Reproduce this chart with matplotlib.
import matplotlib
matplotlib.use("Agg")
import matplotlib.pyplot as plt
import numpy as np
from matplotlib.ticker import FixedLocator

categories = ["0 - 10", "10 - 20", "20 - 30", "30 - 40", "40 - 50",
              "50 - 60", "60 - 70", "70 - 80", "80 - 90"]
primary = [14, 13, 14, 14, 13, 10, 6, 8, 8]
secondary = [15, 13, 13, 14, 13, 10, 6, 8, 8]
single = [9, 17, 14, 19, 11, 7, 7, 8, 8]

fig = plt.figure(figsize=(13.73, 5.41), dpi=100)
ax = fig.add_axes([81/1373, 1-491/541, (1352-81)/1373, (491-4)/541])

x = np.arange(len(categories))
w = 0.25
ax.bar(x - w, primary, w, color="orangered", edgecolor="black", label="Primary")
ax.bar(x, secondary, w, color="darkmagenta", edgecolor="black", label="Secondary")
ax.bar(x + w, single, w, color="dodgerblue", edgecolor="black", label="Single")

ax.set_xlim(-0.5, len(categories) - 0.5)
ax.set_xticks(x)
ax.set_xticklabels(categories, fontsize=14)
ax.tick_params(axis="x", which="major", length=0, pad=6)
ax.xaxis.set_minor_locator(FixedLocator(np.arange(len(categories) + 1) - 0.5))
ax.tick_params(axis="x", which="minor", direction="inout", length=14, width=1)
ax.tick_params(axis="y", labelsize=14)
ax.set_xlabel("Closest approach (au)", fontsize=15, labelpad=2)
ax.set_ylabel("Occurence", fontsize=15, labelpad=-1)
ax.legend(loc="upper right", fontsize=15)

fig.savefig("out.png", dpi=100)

* * *

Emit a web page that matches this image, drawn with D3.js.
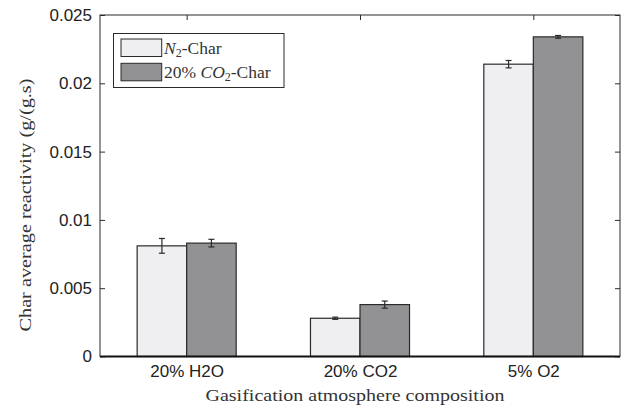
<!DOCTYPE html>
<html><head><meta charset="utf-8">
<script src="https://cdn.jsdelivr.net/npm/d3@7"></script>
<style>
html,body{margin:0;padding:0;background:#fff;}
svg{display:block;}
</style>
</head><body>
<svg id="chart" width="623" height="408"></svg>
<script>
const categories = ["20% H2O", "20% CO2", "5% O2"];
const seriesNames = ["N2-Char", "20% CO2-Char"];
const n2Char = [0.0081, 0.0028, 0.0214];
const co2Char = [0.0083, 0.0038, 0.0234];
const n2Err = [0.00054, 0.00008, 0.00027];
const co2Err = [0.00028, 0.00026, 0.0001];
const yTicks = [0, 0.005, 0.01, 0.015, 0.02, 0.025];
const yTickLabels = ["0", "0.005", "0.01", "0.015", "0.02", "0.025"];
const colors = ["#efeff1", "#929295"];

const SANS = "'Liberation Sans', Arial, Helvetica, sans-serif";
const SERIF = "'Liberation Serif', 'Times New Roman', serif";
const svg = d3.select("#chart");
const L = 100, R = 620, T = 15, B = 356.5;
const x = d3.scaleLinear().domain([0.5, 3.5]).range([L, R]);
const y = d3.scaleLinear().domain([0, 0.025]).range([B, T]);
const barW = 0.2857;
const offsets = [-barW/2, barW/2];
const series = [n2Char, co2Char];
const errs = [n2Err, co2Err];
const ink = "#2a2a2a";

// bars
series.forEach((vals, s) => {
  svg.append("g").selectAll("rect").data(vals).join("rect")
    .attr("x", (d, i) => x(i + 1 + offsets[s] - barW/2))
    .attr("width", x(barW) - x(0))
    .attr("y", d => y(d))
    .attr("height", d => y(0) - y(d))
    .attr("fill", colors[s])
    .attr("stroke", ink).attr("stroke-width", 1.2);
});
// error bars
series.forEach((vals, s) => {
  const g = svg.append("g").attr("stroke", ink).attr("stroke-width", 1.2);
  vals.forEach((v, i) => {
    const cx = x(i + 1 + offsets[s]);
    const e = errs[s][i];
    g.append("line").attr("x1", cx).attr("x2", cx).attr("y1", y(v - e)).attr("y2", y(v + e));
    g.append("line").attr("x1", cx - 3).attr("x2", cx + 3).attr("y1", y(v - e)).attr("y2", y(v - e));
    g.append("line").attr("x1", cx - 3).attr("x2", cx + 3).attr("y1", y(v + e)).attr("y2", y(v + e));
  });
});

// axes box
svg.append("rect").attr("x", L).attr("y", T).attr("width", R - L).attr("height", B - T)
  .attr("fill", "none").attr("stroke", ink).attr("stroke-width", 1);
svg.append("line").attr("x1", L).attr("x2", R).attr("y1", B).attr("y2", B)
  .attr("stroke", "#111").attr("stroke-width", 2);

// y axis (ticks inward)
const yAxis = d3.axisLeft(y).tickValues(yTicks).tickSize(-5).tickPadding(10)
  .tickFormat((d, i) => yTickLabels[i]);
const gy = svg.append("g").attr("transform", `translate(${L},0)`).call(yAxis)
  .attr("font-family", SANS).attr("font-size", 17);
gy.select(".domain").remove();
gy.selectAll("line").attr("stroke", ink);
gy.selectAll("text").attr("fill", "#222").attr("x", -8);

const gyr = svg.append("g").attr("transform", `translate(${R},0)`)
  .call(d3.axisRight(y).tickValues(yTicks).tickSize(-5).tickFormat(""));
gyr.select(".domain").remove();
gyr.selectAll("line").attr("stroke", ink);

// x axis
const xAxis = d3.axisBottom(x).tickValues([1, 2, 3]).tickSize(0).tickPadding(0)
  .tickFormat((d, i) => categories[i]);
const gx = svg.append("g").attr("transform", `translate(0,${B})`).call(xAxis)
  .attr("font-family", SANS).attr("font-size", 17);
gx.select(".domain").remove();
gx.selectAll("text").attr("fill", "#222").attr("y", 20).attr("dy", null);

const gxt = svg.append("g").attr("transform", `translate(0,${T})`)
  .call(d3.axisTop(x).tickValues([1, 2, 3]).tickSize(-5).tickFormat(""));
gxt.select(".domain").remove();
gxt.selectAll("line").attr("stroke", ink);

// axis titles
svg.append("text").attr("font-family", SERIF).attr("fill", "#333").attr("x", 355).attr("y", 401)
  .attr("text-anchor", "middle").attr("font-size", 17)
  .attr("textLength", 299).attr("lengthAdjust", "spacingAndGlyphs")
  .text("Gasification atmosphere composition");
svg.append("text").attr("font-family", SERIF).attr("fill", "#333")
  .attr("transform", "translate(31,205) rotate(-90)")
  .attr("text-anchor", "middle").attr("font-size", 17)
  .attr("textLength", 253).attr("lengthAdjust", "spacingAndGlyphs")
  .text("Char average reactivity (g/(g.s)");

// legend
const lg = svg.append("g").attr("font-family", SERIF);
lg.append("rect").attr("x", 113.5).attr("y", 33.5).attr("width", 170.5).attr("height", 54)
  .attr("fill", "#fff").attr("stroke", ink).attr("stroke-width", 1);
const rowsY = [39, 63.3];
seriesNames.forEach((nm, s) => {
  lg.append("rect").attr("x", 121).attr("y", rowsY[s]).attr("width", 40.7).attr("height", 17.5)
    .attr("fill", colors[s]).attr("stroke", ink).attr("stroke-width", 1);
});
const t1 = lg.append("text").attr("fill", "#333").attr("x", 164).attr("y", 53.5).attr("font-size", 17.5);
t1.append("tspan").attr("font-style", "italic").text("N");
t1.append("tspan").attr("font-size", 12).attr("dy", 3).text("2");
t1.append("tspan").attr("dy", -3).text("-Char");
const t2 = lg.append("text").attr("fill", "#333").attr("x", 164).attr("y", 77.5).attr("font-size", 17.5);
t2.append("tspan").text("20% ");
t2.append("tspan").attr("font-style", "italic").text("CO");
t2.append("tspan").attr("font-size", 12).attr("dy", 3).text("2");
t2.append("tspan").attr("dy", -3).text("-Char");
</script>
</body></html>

...

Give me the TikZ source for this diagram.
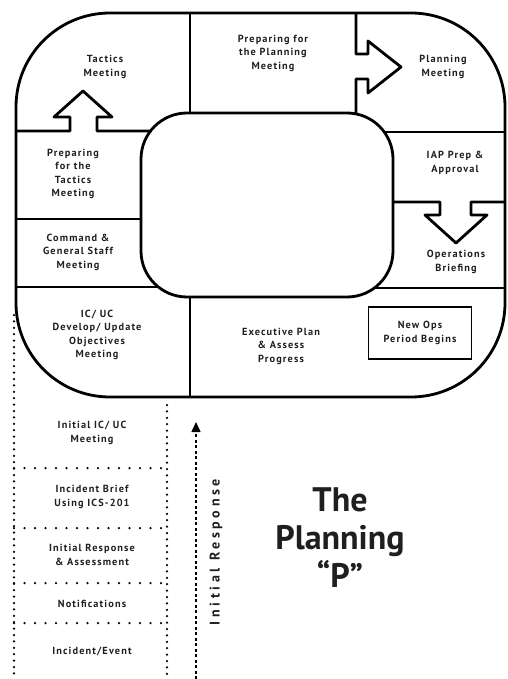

Challenge: Set down, without any change, only the lines from the line that holds "Reproduce this chart with matplotlib." through the line that holds "1-491/541, (1352-81)/1373, (491-4)/541])", both lines included.

The solution:
Reproduce this chart with matplotlib.
import matplotlib
matplotlib.use("Agg")
import matplotlib.pyplot as plt
import numpy as np
from matplotlib.ticker import FixedLocator

categories = ["0 - 10", "10 - 20", "20 - 30", "30 - 40", "40 - 50",
              "50 - 60", "60 - 70", "70 - 80", "80 - 90"]
primary = [14, 13, 14, 14, 13, 10, 6, 8, 8]
secondary = [15, 13, 13, 14, 13, 10, 6, 8, 8]
single = [9, 17, 14, 19, 11, 7, 7, 8, 8]

fig = plt.figure(figsize=(13.73, 5.41), dpi=100)
ax = fig.add_axes([81/1373, 1-491/541, (1352-81)/1373, (491-4)/541])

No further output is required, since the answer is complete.